Problem requirements
Without the images, write out all of the following entries exactly.

Data in this exercise
☆ ☆ ☆ ☆ ☆
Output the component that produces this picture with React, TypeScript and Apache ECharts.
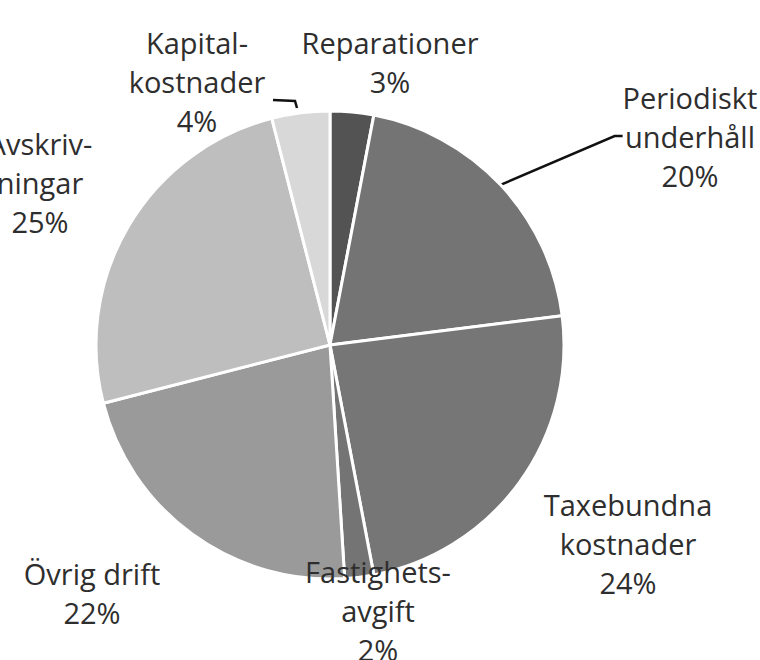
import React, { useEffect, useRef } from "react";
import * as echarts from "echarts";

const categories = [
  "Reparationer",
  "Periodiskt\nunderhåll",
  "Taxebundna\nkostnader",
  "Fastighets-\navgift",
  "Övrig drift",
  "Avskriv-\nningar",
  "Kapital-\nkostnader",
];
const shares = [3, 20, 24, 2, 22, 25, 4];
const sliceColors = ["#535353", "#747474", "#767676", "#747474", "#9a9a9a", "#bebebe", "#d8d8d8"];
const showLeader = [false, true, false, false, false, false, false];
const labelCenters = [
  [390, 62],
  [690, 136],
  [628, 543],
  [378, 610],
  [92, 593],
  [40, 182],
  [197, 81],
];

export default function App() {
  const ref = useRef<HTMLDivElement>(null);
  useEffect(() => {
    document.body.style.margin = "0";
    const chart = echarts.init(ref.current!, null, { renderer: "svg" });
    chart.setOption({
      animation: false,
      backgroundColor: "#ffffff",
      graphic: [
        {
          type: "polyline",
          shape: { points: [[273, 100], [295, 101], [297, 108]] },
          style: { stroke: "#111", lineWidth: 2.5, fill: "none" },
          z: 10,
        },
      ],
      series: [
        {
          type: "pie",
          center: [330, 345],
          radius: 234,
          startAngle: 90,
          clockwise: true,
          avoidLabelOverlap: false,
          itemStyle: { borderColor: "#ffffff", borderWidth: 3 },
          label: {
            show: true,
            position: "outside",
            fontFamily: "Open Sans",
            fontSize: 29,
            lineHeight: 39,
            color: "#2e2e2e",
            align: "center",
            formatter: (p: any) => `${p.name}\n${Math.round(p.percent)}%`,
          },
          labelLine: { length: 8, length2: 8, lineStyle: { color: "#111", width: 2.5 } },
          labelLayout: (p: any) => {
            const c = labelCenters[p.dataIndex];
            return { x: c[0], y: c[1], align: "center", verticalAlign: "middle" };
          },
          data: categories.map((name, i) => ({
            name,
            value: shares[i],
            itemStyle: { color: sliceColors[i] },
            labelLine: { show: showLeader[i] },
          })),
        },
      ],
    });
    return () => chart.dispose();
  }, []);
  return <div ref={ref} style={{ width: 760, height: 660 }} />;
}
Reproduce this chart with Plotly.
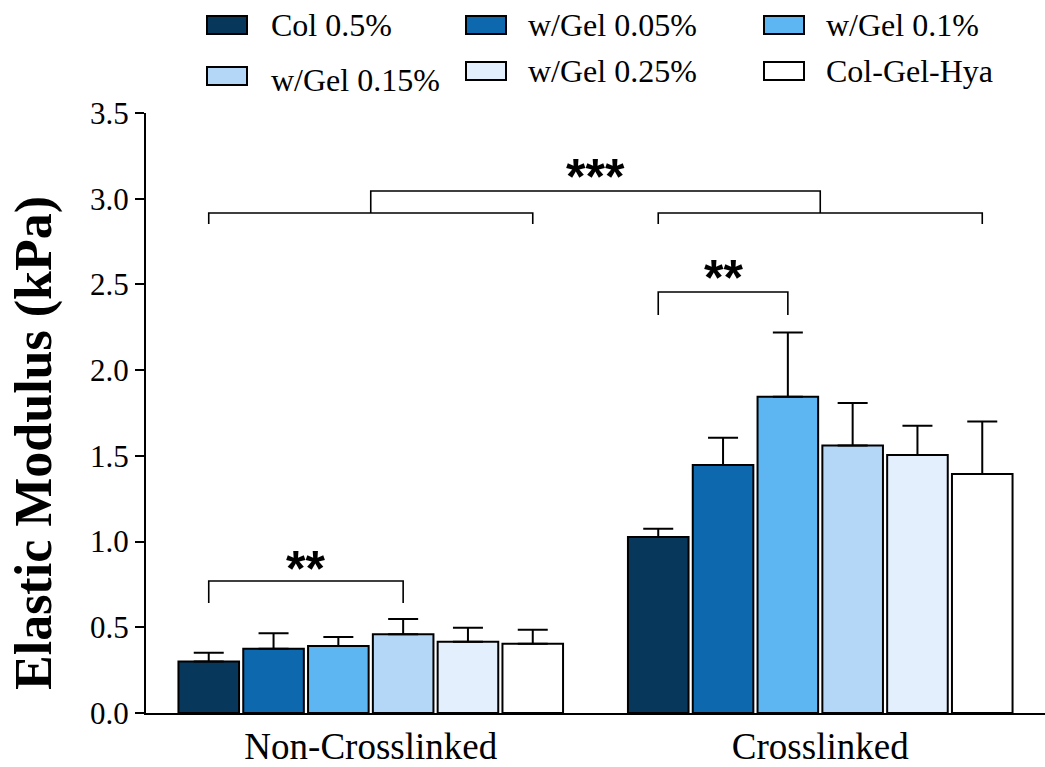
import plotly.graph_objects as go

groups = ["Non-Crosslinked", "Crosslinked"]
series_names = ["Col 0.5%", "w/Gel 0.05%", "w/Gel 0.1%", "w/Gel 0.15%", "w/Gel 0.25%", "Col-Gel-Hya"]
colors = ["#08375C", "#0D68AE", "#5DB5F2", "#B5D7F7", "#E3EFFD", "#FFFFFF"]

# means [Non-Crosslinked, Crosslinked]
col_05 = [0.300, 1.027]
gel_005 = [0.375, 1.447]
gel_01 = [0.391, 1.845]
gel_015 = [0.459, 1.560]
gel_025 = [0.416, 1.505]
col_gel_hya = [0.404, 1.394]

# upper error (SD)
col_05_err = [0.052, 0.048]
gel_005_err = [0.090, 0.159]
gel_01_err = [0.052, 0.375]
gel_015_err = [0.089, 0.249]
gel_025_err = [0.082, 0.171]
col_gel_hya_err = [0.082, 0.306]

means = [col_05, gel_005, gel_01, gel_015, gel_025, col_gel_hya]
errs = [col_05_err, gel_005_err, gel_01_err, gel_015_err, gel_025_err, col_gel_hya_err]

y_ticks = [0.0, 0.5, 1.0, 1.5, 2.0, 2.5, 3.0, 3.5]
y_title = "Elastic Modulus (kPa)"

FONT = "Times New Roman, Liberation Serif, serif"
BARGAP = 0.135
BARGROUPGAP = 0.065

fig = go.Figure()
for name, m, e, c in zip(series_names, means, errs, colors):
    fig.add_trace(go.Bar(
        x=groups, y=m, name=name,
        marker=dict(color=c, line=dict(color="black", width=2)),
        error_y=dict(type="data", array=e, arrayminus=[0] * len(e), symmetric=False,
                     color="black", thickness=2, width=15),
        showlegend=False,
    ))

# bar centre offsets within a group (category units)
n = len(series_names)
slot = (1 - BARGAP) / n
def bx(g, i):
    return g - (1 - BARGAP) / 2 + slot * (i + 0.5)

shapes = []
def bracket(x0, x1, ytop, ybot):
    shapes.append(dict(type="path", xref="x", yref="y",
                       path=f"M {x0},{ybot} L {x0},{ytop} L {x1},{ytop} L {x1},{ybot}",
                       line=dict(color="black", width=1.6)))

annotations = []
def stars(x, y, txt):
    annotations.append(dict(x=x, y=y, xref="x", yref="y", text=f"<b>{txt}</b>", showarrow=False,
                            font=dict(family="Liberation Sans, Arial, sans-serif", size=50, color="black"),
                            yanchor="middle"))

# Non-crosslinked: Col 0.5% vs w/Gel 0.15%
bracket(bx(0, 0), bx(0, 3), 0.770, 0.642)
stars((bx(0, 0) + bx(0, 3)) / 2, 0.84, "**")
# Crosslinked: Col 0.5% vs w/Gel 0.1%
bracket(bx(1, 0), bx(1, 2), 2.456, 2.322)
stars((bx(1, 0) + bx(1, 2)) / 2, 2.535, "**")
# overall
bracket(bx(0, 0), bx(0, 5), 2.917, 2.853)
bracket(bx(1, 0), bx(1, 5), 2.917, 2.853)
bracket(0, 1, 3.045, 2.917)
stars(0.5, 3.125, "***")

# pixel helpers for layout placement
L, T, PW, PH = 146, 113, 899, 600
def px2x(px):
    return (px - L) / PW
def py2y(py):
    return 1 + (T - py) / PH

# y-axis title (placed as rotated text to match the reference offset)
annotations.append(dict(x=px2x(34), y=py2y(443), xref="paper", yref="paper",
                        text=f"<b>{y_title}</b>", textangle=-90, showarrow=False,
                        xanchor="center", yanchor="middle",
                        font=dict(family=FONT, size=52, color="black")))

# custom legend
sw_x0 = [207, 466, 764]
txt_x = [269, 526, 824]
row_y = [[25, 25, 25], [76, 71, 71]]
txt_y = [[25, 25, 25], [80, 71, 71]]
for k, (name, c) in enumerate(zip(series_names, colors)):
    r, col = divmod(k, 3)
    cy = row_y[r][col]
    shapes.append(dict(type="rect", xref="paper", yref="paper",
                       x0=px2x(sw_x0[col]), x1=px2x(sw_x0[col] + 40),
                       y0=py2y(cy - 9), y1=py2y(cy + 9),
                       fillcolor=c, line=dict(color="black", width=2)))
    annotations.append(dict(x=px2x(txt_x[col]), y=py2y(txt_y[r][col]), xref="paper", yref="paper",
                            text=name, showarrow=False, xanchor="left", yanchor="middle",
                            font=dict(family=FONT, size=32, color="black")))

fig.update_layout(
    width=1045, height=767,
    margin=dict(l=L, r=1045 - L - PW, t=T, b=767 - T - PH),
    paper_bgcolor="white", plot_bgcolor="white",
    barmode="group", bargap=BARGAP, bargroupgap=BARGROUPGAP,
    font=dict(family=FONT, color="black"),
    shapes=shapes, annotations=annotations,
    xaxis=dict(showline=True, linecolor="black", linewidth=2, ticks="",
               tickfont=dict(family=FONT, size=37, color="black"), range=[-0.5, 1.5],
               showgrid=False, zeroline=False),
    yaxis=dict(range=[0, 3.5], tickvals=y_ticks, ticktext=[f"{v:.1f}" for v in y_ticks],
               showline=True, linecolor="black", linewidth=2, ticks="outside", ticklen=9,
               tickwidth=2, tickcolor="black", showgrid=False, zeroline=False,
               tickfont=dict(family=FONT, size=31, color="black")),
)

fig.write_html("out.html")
☆ ☆ ☆ ☆ ☆
The reply
Output the component that produces this picture with React, TypeScript and Apache ECharts.
import React, { useEffect, useRef } from "react";
import * as echarts from "echarts";

const categories = [
  "Reparationer",
  "Periodiskt\nunderhåll",
  "Taxebundna\nkostnader",
  "Fastighets-\navgift",
  "Övrig drift",
  "Avskriv-\nningar",
  "Kapital-\nkostnader",
];
const shares = [3, 20, 24, 2, 22, 25, 4];
const sliceColors = ["#535353", "#747474", "#767676", "#747474", "#9a9a9a", "#bebebe", "#d8d8d8"];
const showLeader = [false, true, false, false, false, false, false];
const labelCenters = [
  [390, 62],
  [690, 136],
  [628, 543],
  [378, 610],
  [92, 593],
  [40, 182],
  [197, 81],
];

export default function App() {
  const ref = useRef<HTMLDivElement>(null);
  useEffect(() => {
    document.body.style.margin = "0";
    const chart = echarts.init(ref.current!, null, { renderer: "svg" });
    chart.setOption({
      animation: false,
      backgroundColor: "#ffffff",
      graphic: [
        {
          type: "polyline",
          shape: { points: [[273, 100], [295, 101], [297, 108]] },
          style: { stroke: "#111", lineWidth: 2.5, fill: "none" },
          z: 10,
        },
      ],
      series: [
        {
          type: "pie",
          center: [330, 345],
          radius: 234,
          startAngle: 90,
          clockwise: true,
          avoidLabelOverlap: false,
          itemStyle: { borderColor: "#ffffff", borderWidth: 3 },
          label: {
            show: true,
            position: "outside",
            fontFamily: "Open Sans",
            fontSize: 29,
            lineHeight: 39,
            color: "#2e2e2e",
            align: "center",
            formatter: (p: any) => `${p.name}\n${Math.round(p.percent)}%`,
          },
          labelLine: { length: 8, length2: 8, lineStyle: { color: "#111", width: 2.5 } },
          labelLayout: (p: any) => {
            const c = labelCenters[p.dataIndex];
            return { x: c[0], y: c[1], align: "center", verticalAlign: "middle" };
          },
          data: categories.map((name, i) => ({
            name,
            value: shares[i],
            itemStyle: { color: sliceColors[i] },
            labelLine: { show: showLeader[i] },
          })),
        },
      ],
    });
    return () => chart.dispose();
  }, []);
  return <div ref={ref} style={{ width: 760, height: 660 }} />;
}
Reproduce this chart with Plotly.
import plotly.graph_objects as go

groups = ["Non-Crosslinked", "Crosslinked"]
series_names = ["Col 0.5%", "w/Gel 0.05%", "w/Gel 0.1%", "w/Gel 0.15%", "w/Gel 0.25%", "Col-Gel-Hya"]
colors = ["#08375C", "#0D68AE", "#5DB5F2", "#B5D7F7", "#E3EFFD", "#FFFFFF"]

# means [Non-Crosslinked, Crosslinked]
col_05 = [0.300, 1.027]
gel_005 = [0.375, 1.447]
gel_01 = [0.391, 1.845]
gel_015 = [0.459, 1.560]
gel_025 = [0.416, 1.505]
col_gel_hya = [0.404, 1.394]

# upper error (SD)
col_05_err = [0.052, 0.048]
gel_005_err = [0.090, 0.159]
gel_01_err = [0.052, 0.375]
gel_015_err = [0.089, 0.249]
gel_025_err = [0.082, 0.171]
col_gel_hya_err = [0.082, 0.306]

means = [col_05, gel_005, gel_01, gel_015, gel_025, col_gel_hya]
errs = [col_05_err, gel_005_err, gel_01_err, gel_015_err, gel_025_err, col_gel_hya_err]

y_ticks = [0.0, 0.5, 1.0, 1.5, 2.0, 2.5, 3.0, 3.5]
y_title = "Elastic Modulus (kPa)"

FONT = "Times New Roman, Liberation Serif, serif"
BARGAP = 0.135
BARGROUPGAP = 0.065

fig = go.Figure()
for name, m, e, c in zip(series_names, means, errs, colors):
    fig.add_trace(go.Bar(
        x=groups, y=m, name=name,
        marker=dict(color=c, line=dict(color="black", width=2)),
        error_y=dict(type="data", array=e, arrayminus=[0] * len(e), symmetric=False,
                     color="black", thickness=2, width=15),
        showlegend=False,
    ))

# bar centre offsets within a group (category units)
n = len(series_names)
slot = (1 - BARGAP) / n
def bx(g, i):
    return g - (1 - BARGAP) / 2 + slot * (i + 0.5)

shapes = []
def bracket(x0, x1, ytop, ybot):
    shapes.append(dict(type="path", xref="x", yref="y",
                       path=f"M {x0},{ybot} L {x0},{ytop} L {x1},{ytop} L {x1},{ybot}",
                       line=dict(color="black", width=1.6)))

annotations = []
def stars(x, y, txt):
    annotations.append(dict(x=x, y=y, xref="x", yref="y", text=f"<b>{txt}</b>", showarrow=False,
                            font=dict(family="Liberation Sans, Arial, sans-serif", size=50, color="black"),
                            yanchor="middle"))

# Non-crosslinked: Col 0.5% vs w/Gel 0.15%
bracket(bx(0, 0), bx(0, 3), 0.770, 0.642)
stars((bx(0, 0) + bx(0, 3)) / 2, 0.84, "**")
# Crosslinked: Col 0.5% vs w/Gel 0.1%
bracket(bx(1, 0), bx(1, 2), 2.456, 2.322)
stars((bx(1, 0) + bx(1, 2)) / 2, 2.535, "**")
# overall
bracket(bx(0, 0), bx(0, 5), 2.917, 2.853)
bracket(bx(1, 0), bx(1, 5), 2.917, 2.853)
bracket(0, 1, 3.045, 2.917)
stars(0.5, 3.125, "***")

# pixel helpers for layout placement
L, T, PW, PH = 146, 113, 899, 600
def px2x(px):
    return (px - L) / PW
def py2y(py):
    return 1 + (T - py) / PH

# y-axis title (placed as rotated text to match the reference offset)
annotations.append(dict(x=px2x(34), y=py2y(443), xref="paper", yref="paper",
                        text=f"<b>{y_title}</b>", textangle=-90, showarrow=False,
                        xanchor="center", yanchor="middle",
                        font=dict(family=FONT, size=52, color="black")))

# custom legend
sw_x0 = [207, 466, 764]
txt_x = [269, 526, 824]
row_y = [[25, 25, 25], [76, 71, 71]]
txt_y = [[25, 25, 25], [80, 71, 71]]
for k, (name, c) in enumerate(zip(series_names, colors)):
    r, col = divmod(k, 3)
    cy = row_y[r][col]
    shapes.append(dict(type="rect", xref="paper", yref="paper",
                       x0=px2x(sw_x0[col]), x1=px2x(sw_x0[col] + 40),
                       y0=py2y(cy - 9), y1=py2y(cy + 9),
                       fillcolor=c, line=dict(color="black", width=2)))
    annotations.append(dict(x=px2x(txt_x[col]), y=py2y(txt_y[r][col]), xref="paper", yref="paper",
                            text=name, showarrow=False, xanchor="left", yanchor="middle",
                            font=dict(family=FONT, size=32, color="black")))

fig.update_layout(
    width=1045, height=767,
    margin=dict(l=L, r=1045 - L - PW, t=T, b=767 - T - PH),
    paper_bgcolor="white", plot_bgcolor="white",
    barmode="group", bargap=BARGAP, bargroupgap=BARGROUPGAP,
    font=dict(family=FONT, color="black"),
    shapes=shapes, annotations=annotations,
    xaxis=dict(showline=True, linecolor="black", linewidth=2, ticks="",
               tickfont=dict(family=FONT, size=37, color="black"), range=[-0.5, 1.5],
               showgrid=False, zeroline=False),
    yaxis=dict(range=[0, 3.5], tickvals=y_ticks, ticktext=[f"{v:.1f}" for v in y_ticks],
               showline=True, linecolor="black", linewidth=2, ticks="outside", ticklen=9,
               tickwidth=2, tickcolor="black", showgrid=False, zeroline=False,
               tickfont=dict(family=FONT, size=31, color="black")),
)

fig.write_html("out.html")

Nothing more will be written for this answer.